Resident Evil 2 remake isn’t heart-in-your-throat horror. It’s got its moments, but it didn’t quite get under my skin the same was Resident Evil 7 did. That didn’t stop it from being a fantastic experience, though.
Graphics-wise, the game is gorgeous. The attention to detail in the environments, the beautifully-constructed cutscenes and the realistic movements of zombies and zombie-dogs make the game feel real. Zombies can even move differently to each other, meaning you’re forced to vary your gameplay style making for a really challenging experience.
This is probably one of the best-paced games I’ve ever played. I completed the Leon campaign in one sitting, not actually wanting to stop because it was just too much fun. The narrative design meant that you when I thought I’d mastered my technique against the undead, another enemy was introduced into the mix. It’s smart, it’s intuitive, and I was sad when I finished the campaign.
The Resident Evil 2 remake is paving the way for a whole new era of Resident Evil. For those late to the party, maybe discovering the series through 7, there’s not been too many modern games in the franchise to sink your teeth into.
5 and 6 are basically non-Resident Evil in my opinion, scrapping any element of horror in favour of heavy action. 4 is fantastic and has to be played if you haven’t already, but it is showing its age. As for the first three, Code Veronica and any others I’m forgetting, they’re what I’d call inaccessible for the wider player base (maybe I just give up too quickly). The Revelations games are great, but they’re easy to forget.

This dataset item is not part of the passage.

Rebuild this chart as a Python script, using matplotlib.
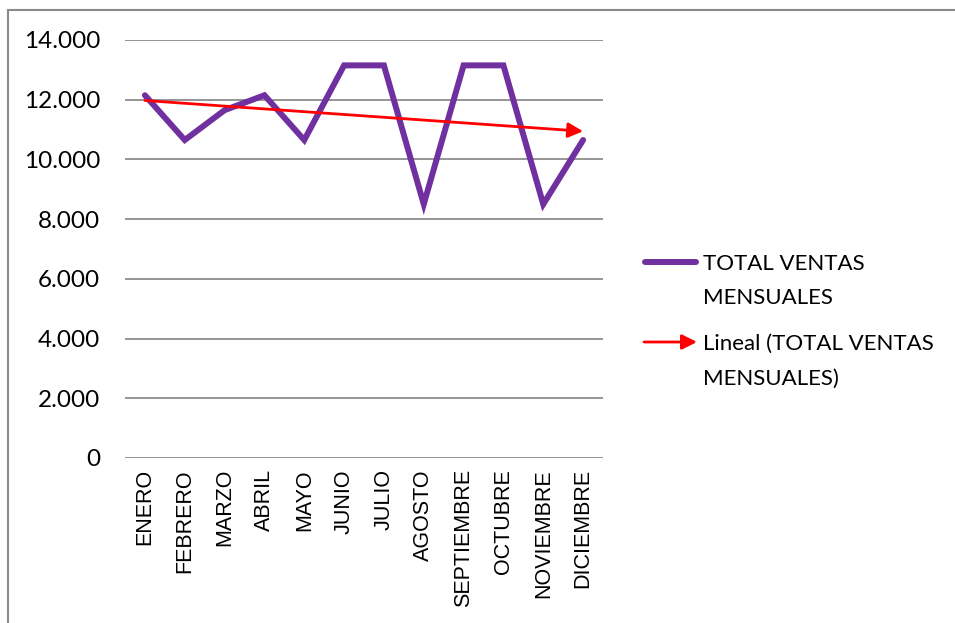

The Resident Evil 2 remake, however, has everything to appeal to the newer gamers and the old. It hits enough of the classic nostalgia to please the hardcore fans, but brings enough to the table to make it an incredible experience for someone like me.
Even the most dedicated Resident Evil fan is going to find something new, exciting and scary in what’s an immaculately-crafted and spine-tinglingly enjoyable game.
Bring on the Resident Evil 3 remake, Capcom!